Hanleth Otano: Larry said this season was a litmus test for Otano, who already had two years of DSL experience under his belt. Known for his promising raw power when he signed for $550,000 in 2012, that still hasn't materialized. He did make strides with his hit tool -- raising his average to .264 and his OBP to .326 in the DSL while cutting his strikeout rate 6 points to 26.8 percent, but he somehow ended up with fewer extra-base hits in the DSL from last year to this one in roughly the same number of plate appearances (239). He was a late addition to the AZL team and went 2-for-19 with two walks and 11 strikeouts.
Felix Mercedes: The 18-year-old Dominican third baseman signed for $250,000 in 2014, and since he was eligible to sign in 2013, you'd expect him to be a little more advanced than his Class of '14 counterparts. Sure enough, he had the best year of the first-timers in the AZL, hitting .209/.352/.296 with 20 walks and 48 strikeouts over 142 plate apeparances. Listed at 6'2" and 185 pounds, he showcased at shortstop but played all 37 games at third. Baseball America said Mercedes impressed the Sox with his power to all fields.
Yosmer Solorzano: Solorzano was the revelation of the AZL team, as he pitched 62⅔ innings over 12 games (11 starts) and posted a 3.02 ERA with above-average control (5.9 percent walk rate), and an ability to keep the ball in the park (zero homers). He also struck out 43, which isn't bad for those other qualities, and that line doesn't include an outstanding start in the postseason (7 IP, 1 H, 0 R, 2 BB, 8 K). He's an 18-year-old Dominican who experienced a late velocity jump into the low-90s before signing for $100,000, and it's hard to have a better pro debut considering these origins.
Christopher Comito: The White Sox drafted Comito out of Norwalk (Iowa) High School in the 15th round and lured him away from his commitment to the University of Iowa for $170,000. The BA scouting profile said the 6-foot-5-inch righty is big and projectable with high-80s velocity with "a decent breaking ball and a changeup he can locate for strikes," and his pro debut was a successful one in terms of results. He pitched in 13 games (11 starts) and showed good control (6.5 percent walk rate), although his peripherals were all a notch or two below Solorzano's.
Yelmison Peralta: The White Sox signed Peralta for $200,000 back in 2012, and BA considered him a project even by international signing standards.
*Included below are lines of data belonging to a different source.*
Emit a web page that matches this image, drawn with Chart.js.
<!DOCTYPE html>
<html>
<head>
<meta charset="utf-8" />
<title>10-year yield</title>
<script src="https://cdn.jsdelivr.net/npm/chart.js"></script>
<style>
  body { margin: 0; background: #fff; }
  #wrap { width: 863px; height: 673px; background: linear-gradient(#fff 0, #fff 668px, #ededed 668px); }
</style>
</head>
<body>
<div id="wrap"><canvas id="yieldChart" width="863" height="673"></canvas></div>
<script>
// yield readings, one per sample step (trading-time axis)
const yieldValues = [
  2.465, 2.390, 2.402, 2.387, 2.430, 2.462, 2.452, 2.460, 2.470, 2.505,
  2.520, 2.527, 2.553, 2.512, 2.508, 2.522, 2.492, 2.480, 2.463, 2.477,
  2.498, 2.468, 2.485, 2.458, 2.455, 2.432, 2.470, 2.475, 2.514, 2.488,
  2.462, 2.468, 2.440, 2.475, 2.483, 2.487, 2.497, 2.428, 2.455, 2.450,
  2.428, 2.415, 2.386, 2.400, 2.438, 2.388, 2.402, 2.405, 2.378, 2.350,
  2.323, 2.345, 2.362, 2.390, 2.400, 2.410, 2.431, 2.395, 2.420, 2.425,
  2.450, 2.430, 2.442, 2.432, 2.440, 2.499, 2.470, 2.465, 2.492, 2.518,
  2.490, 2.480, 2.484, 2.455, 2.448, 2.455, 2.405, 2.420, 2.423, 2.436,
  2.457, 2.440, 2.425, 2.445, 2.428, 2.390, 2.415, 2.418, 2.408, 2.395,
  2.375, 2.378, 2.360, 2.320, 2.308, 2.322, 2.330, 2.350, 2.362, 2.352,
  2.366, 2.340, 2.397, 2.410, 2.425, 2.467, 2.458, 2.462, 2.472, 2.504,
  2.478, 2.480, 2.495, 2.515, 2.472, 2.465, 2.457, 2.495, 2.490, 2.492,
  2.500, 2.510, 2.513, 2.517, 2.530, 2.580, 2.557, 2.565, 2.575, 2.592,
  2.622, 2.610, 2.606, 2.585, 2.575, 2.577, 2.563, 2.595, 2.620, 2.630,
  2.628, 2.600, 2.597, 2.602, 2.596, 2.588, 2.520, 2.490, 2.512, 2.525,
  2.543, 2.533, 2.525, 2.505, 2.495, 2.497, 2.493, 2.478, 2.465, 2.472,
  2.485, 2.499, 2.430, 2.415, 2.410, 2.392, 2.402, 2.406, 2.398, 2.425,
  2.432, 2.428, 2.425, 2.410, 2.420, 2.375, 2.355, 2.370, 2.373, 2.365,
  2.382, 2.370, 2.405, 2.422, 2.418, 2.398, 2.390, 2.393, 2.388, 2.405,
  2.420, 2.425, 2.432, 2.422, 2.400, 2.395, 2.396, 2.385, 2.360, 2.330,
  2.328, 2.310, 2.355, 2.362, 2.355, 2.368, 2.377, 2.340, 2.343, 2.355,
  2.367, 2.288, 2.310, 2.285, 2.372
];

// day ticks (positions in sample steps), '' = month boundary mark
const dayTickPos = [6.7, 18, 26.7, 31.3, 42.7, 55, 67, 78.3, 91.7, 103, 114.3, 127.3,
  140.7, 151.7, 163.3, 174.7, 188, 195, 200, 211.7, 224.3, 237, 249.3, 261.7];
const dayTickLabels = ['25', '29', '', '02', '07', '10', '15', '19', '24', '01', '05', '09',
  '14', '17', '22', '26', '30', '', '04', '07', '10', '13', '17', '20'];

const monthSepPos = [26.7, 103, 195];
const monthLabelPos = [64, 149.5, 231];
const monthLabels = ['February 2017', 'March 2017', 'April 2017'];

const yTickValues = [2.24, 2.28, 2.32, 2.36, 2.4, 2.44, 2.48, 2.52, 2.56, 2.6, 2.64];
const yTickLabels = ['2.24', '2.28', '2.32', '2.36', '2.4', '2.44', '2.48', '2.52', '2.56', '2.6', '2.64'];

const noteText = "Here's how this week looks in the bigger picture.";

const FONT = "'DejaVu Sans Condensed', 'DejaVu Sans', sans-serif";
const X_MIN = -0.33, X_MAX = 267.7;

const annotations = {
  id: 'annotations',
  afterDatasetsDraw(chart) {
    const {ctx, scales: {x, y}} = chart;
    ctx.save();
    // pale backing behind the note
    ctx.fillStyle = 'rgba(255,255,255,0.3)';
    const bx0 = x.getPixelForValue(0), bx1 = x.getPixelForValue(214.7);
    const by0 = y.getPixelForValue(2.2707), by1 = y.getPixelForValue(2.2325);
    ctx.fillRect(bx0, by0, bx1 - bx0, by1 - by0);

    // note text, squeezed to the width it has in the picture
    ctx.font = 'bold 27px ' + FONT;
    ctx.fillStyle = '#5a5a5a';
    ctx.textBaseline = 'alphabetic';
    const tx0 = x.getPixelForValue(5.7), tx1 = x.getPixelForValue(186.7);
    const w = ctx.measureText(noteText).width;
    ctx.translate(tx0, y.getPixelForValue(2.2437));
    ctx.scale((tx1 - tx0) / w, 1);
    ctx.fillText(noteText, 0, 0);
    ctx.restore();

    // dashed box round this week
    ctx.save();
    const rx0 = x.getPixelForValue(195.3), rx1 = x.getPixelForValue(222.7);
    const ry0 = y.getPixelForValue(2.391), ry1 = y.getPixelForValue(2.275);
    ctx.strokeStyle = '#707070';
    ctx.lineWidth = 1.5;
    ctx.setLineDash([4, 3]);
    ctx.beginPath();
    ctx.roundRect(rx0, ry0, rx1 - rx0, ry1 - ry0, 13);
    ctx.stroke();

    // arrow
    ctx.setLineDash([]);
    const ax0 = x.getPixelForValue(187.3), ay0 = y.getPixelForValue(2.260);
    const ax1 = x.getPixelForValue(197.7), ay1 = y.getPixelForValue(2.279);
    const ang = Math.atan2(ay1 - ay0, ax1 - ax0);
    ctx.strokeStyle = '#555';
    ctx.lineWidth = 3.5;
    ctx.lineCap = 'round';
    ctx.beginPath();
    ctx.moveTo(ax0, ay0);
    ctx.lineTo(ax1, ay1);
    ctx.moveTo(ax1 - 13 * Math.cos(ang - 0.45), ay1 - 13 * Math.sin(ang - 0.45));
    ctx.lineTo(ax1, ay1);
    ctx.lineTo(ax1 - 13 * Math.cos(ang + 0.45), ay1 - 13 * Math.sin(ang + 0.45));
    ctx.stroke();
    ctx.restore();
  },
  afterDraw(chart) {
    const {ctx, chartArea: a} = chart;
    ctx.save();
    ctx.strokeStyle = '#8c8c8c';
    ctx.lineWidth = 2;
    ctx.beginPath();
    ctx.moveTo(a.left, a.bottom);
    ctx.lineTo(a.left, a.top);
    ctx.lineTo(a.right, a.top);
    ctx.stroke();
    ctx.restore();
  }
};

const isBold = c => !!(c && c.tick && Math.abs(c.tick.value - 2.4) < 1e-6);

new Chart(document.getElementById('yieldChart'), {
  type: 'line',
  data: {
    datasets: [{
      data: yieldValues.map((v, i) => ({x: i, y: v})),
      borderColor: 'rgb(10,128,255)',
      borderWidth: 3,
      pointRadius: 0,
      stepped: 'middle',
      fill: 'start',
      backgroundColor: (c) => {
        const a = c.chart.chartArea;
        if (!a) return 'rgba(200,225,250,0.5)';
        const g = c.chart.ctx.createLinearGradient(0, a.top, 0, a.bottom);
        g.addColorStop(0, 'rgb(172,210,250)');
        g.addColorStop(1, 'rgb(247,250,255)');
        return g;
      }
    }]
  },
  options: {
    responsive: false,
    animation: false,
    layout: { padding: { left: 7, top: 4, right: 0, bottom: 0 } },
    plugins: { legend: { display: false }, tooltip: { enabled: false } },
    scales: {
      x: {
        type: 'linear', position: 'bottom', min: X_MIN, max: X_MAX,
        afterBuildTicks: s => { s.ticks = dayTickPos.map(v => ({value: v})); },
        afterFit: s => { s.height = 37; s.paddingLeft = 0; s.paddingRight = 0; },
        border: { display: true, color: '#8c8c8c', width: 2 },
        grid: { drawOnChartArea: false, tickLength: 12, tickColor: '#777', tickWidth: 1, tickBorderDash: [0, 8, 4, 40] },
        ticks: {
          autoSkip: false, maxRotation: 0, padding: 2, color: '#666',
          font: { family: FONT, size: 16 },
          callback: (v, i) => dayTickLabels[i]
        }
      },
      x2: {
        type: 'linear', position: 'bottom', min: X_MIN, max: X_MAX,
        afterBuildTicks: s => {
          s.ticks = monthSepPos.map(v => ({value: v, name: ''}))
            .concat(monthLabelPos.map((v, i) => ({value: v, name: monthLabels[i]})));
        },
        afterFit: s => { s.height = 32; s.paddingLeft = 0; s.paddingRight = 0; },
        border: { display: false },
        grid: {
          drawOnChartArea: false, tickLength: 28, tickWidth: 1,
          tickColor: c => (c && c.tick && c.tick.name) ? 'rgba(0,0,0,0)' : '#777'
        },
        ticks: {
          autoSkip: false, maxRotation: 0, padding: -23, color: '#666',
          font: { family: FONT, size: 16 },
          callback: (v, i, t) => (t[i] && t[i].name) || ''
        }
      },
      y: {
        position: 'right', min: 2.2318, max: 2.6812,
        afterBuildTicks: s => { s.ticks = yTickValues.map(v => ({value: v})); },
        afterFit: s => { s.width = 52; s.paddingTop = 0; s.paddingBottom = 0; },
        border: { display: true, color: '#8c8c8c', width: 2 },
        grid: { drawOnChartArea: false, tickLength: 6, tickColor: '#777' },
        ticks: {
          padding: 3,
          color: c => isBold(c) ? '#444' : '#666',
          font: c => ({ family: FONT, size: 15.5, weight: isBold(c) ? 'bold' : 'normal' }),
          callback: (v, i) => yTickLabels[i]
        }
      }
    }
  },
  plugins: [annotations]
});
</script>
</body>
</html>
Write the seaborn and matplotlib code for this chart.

Things started clicking for him in the Arizona League last year, but he couldn't adjust to Kannapolis, allowing an .888 OPS over 95 innings and walking more batters (52) than he struck out (48). He had slightly better luck in a few starts after returning to the AZL. He'll turn 21 in March, so he's aged/experienced out of Arizona, but it won't be such an issue in A-ball.
Andres Sanchez: The 18-year-old native Cuban was signed out of Venezuela in 2014 for $300,000. He's a big (6'4", 200 pounds) power-armed righty with a low-90s fastball and a curve "that has its moments" according to BA. He was limited to relief-length stints in his debut, once exceeding two innings to throw three, and the results were mostly encouraging (five walks, 13 strikeouts, 14 hits allowed over 15⅓ innings).
Victor Done: Done, a Dominican righty who just turned 20 two days ago, signed for $225,000 in 2012 and was considered similar in build to Octavio Dotel (an athletic, long-armed 6-foot-3-inch frame). His future appears to be in the bullpen, too. After receiving starts in his first two pro seasons -- one in the DSL, one in the AZL -- Done appeared exclusively in relief this season, as he hasn't been able to lower the walk rate to an acceptable level. Alas, his transition didn't really help his walk rate (which remains above 14 percent), even if his already-healthy strikeout rate shot up to 25.7 percent.